From the listing, collect all lines containing the word "this".

▸ Data shown
•••
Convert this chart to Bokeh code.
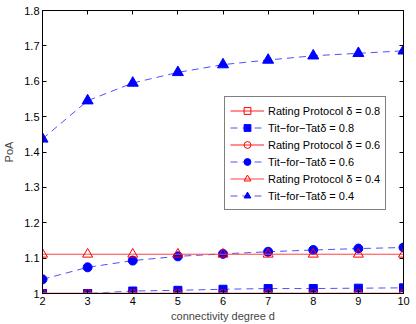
from bokeh.plotting import figure
from bokeh.models import (LinearAxis, FixedTicker, CustomJSTickFormatter, Legend,
                          LegendItem, Range1d)
from bokeh.embed import file_html
from bokeh.resources import INLINE

d = [2, 3, 4, 5, 6, 7, 8, 9, 10]
rating_08 = [1.0] * 9
tft_08 = [1.0, 1.0, 1.007, 1.009, 1.012, 1.014, 1.014, 1.015, 1.016]
rating_06 = [1.0] * 9
tft_06 = [1.04, 1.074, 1.093, 1.105, 1.112, 1.118, 1.123, 1.127, 1.13]
rating_04 = [1.111] * 9
tft_04 = [1.437, 1.545, 1.595, 1.625, 1.647, 1.66, 1.672, 1.679, 1.686]

labels = ["Rating Protocol \u03b4 = 0.8", "Tit\u2212for\u2212Tat\u03b4 = 0.8",
          "Rating Protocol \u03b4 = 0.6", "Tit\u2212for\u2212Tat\u03b4 = 0.6",
          "Rating Protocol \u03b4 = 0.4", "Tit\u2212for\u2212Tat\u03b4 = 0.4"]
x_ticks = [2, 3, 4, 5, 6, 7, 8, 9, 10]
y_ticks = [1.0, 1.1, 1.2, 1.3, 1.4, 1.5, 1.6, 1.7, 1.8]

FONT = "Liberation Sans"

p = figure(width=416, height=324, output_backend="svg", toolbar_location=None,
           x_range=Range1d(2, 10), y_range=Range1d(1.0, 1.8),
           min_border_left=41, min_border_right=13, min_border_top=10,
           min_border_bottom=30)
p.background_fill_color = "white"
p.border_fill_color = "white"
p.outline_line_color = "black"
p.outline_line_width = 1
p.grid.visible = False

fmt = CustomJSTickFormatter(code="return tick.toFixed(1).replace(/\\.0$/, '');")
blank = CustomJSTickFormatter(code="return '';")

for ax in p.xaxis:
    ax.ticker = FixedTicker(ticks=x_ticks)
    ax.major_label_standoff = 3
    ax.axis_label_standoff = 2
for ax in p.yaxis:
    ax.ticker = FixedTicker(ticks=y_ticks)
    ax.formatter = fmt
    ax.major_label_standoff = 3
    ax.axis_label_standoff = 6

for ax in p.xaxis + p.yaxis:
    ax.major_tick_in = 4
    ax.major_tick_out = 0
    ax.minor_tick_in = 0
    ax.minor_tick_out = 0
    ax.major_label_text_font = FONT
    ax.major_label_text_font_size = "11px"
    ax.major_label_text_color = "black"
    ax.axis_label_text_font = FONT
    ax.axis_label_text_font_size = "11px"
    ax.axis_label_text_font_style = "normal"
    ax.axis_line_color = "black"

p.xaxis.axis_label = "connectivity degree d"
p.yaxis.axis_label = "PoA"

# box axes (top, right) with inward ticks, no labels
top = LinearAxis(ticker=FixedTicker(ticks=x_ticks), formatter=blank,
                 major_tick_in=4, major_tick_out=0, minor_tick_in=0, minor_tick_out=0,
                 major_label_standoff=0, axis_line_color="black")
right = LinearAxis(ticker=FixedTicker(ticks=y_ticks), formatter=blank,
                   major_tick_in=4, major_tick_out=0, minor_tick_in=0, minor_tick_out=0,
                   major_label_standoff=0, axis_line_color="black")
p.add_layout(top, "above")
p.add_layout(right, "right")

BLUE = "#0000ff"
DBLUE = "#5050ff"
items = []

# Rating 0.8
l1 = p.line(d, rating_08, line_color="#ff2020", line_width=1)
m1 = p.scatter(d, rating_08, marker="square", size=8, fill_color=None,
               line_color="#ff0000", line_width=1)
items.append(LegendItem(label=labels[0], renderers=[l1, m1]))
# TFT 0.8
l2 = p.line(d, tft_08, line_color=DBLUE, line_width=1, line_dash="7 5")
m2 = p.scatter(d, tft_08, marker="square", size=8, fill_color=BLUE, line_color=BLUE)
items.append(LegendItem(label=labels[1], renderers=[l2, m2]))
# Rating 0.6
l3 = p.line(d, rating_06, line_color="#ff8c8c", line_width=2.2)
m3 = p.scatter(d, rating_06, marker="circle", size=8, fill_color=None,
               line_color="#ff0000", line_width=1)
items.append(LegendItem(label=labels[2], renderers=[l3, m3]))
# TFT 0.6
l4 = p.line(d, tft_06, line_color=DBLUE, line_width=1, line_dash="7 5")
m4 = p.scatter(d, tft_06, marker="circle", size=9, fill_color=BLUE, line_color=BLUE)
items.append(LegendItem(label=labels[3], renderers=[l4, m4]))
# Rating 0.4
l5 = p.line(d, rating_04, line_color="#ff4040", line_width=1)
m5 = p.scatter(d, rating_04, marker="triangle", size=10, fill_color=None,
               line_color="#ff0000", line_width=1)
items.append(LegendItem(label=labels[4], renderers=[l5, m5]))
# TFT 0.4
l6 = p.line(d, tft_04, line_color=DBLUE, line_width=1, line_dash="7 5")
m6 = p.scatter(d, tft_04, marker="triangle", size=11, fill_color=BLUE, line_color=BLUE)
items.append(LegendItem(label=labels[5], renderers=[l6, m6]))

legend = Legend(items=items, location=(182, 83))
legend.label_text_font = FONT
legend.label_text_font_size = "11px"
legend.label_text_color = "black"
legend.glyph_width = 34
legend.glyph_height = 17
legend.label_height = 17
legend.label_standoff = 4
legend.spacing = 0
legend.padding = 5
legend.margin = 0
legend.border_line_color = "black"
legend.border_line_width = 1
legend.background_fill_color = "white"
legend.background_fill_alpha = 1
p.add_layout(legend, "center")

open("out.html", "w").write(file_html(p, INLINE))
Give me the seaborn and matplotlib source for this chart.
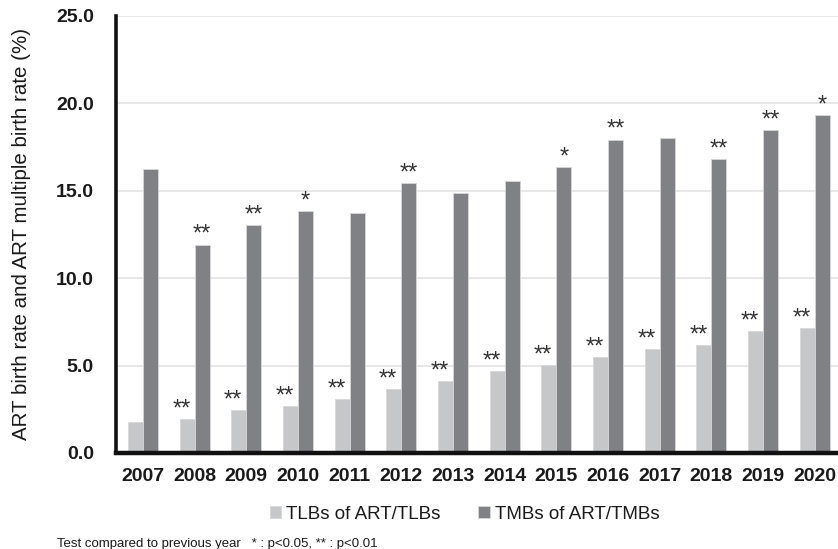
import numpy as np
import pandas as pd
import matplotlib
matplotlib.use("Agg")
import matplotlib.pyplot as plt
import seaborn as sns

years = ["2007", "2008", "2009", "2010", "2011", "2012", "2013",
         "2014", "2015", "2016", "2017", "2018", "2019", "2020"]
tlb_rate = [1.77, 1.96, 2.46, 2.69, 3.07, 3.64, 4.10,
            4.71, 5.03, 5.51, 5.95, 6.18, 6.98, 7.15]
tmb_rate = [16.23, 11.92, 13.02, 13.86, 13.75, 15.43, 14.89,
            15.54, 16.34, 17.93, 18.04, 16.80, 18.46, 19.32]
tlb_sig = ["", "**", "**", "**", "**", "**", "**",
           "**", "**", "**", "**", "**", "**", "**"]
tmb_sig = ["", "**", "**", "*", "", "**", "",
           "", "*", "**", "", "**", "**", "*"]
series_names = ["TLBs of ART/TLBs", "TMBs of ART/TMBs"]
y_ticks = [0, 5, 10, 15, 20, 25]

df = pd.DataFrame({
    "year": years * 2,
    "rate": tlb_rate + tmb_rate,
    "series": [series_names[0]] * len(years) + [series_names[1]] * len(years),
})

sns.set_theme(style="white")
plt.rcParams["font.family"] = ["Liberation Sans", "DejaVu Sans"]

fig = plt.figure(figsize=(8.38, 5.49), dpi=100)
ax = fig.add_axes([0.1384, 0.1749, 0.8616, 0.7960])

palette = {series_names[0]: "#c6c7c9", series_names[1]: "#808185"}
sns.barplot(data=df, x="year", y="rate", hue="series", palette=palette,
            width=0.58, saturation=1, ax=ax, legend=True,
            edgecolor="#d8d8d8", linewidth=0.6)

ax.set_ylim(0, 25)
ax.set_xlim(-0.52, 13.45)
ax.set_yticks(y_ticks)
ax.set_yticklabels([f"{v:.1f}" for v in y_ticks])
ax.yaxis.grid(True, color="#e3e3e3", linewidth=1.2)
ax.set_axisbelow(True)
for side in ["top", "right"]:
    ax.spines[side].set_visible(False)
ax.spines["left"].set_linewidth(2.6)
ax.spines["left"].set_color("#111111")
ax.spines["bottom"].set_linewidth(3.2)
ax.spines["bottom"].set_color("#111111")
ax.tick_params(axis="both", length=0)

tick_font = dict(weight="bold", size=14, color="#1a1a1a")
for lab in ax.get_xticklabels() + ax.get_yticklabels():
    lab.set(**tick_font)
ax.tick_params(axis="x", pad=11)
ax.tick_params(axis="y", pad=16)

ax.set_xlabel("")
ax.set_ylabel("ART birth rate and ART multiple birth rate (%)",
              fontsize=14.8, color="#1a1a1a", labelpad=18)

# Significance marks above each bar
for container, marks, dx in zip(ax.containers, [tlb_sig, tmb_sig], [-4, 0]):
    for bar, mark in zip(container, marks):
        if not mark:
            continue
        ax.annotate(mark, (bar.get_x() + bar.get_width() / 2, bar.get_height()),
                    xytext=(dx, -1), textcoords="offset points",
                    ha="center", va="bottom", fontsize=17, color="#333333")

leg = ax.legend(loc="upper center", bbox_to_anchor=(0.483, -0.082), ncol=2,
                frameon=False, fontsize=13.5, handlelength=0.6, handleheight=0.6,
                handletextpad=0.3, columnspacing=2.0)
for t in leg.get_texts():
    t.set_color("#1a1a1a")

fig.text(0.068, 0.004, "Test compared to previous year   * : p<0.05, ** : p<0.01",
         fontsize=9.5, color="#1a1a1a")

fig.savefig("out.png", dpi=100)
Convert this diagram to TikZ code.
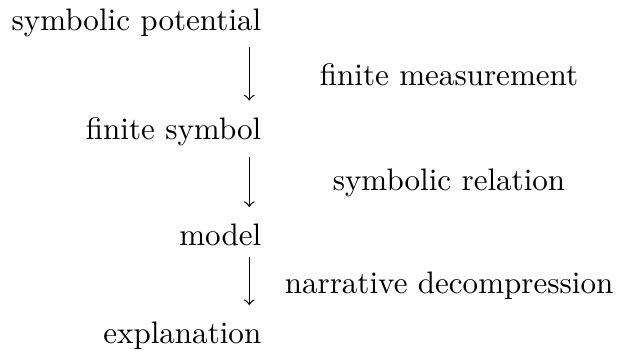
\documentclass[tikz,border=0pt]{standalone}
\usepackage{amsmath}
\usepackage{tikz}
\usetikzlibrary{arrows,calc,positioning}

\begin{document}
\begin{tikzpicture}[arrow/.style = {-to, shorten >=2pt}, node distance=2cm]
		\tikzset{term/.style={anchor=base east, inner sep=3.33pt}}
		\tikzset{lbl/.style={anchor=center, inner sep=0pt}}
		\useasboundingbox (0,0) rectangle (6.98,-4.0);

		\node[term] (sympot) at (3.08,-0.34) {symbolic potential};
		\node[term] (finsym) at (3.08,-1.58) {finite symbol};
		\node[term] (model)  at (3.08,-2.78) {model};
		\node[term] (expl)   at (3.08,-3.89) {explanation};

		\coordinate (ax) at (2.82,0);

		\draw [arrow] (sympot.south -| ax) -- (finsym.north -| ax);
		\draw [arrow] (finsym.south -| ax) -- (model.north -| ax);
		\draw [arrow] (model.south -| ax) -- (expl.north -| ax);

		\node[lbl] (measure) at (5.08,-0.85) {finite measurement};
		\node[lbl] (relation) at (5.08,-2.07) {symbolic relation};
		\node[lbl] (decomp) at (5.08,-3.23) {narrative decompression};

	\end{tikzpicture}
\end{document}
•••
▸ Reply to the task
Convert this chart to Bokeh code.
Give me the seaborn and matplotlib source for this chart.
Convert this diagram to TikZ code.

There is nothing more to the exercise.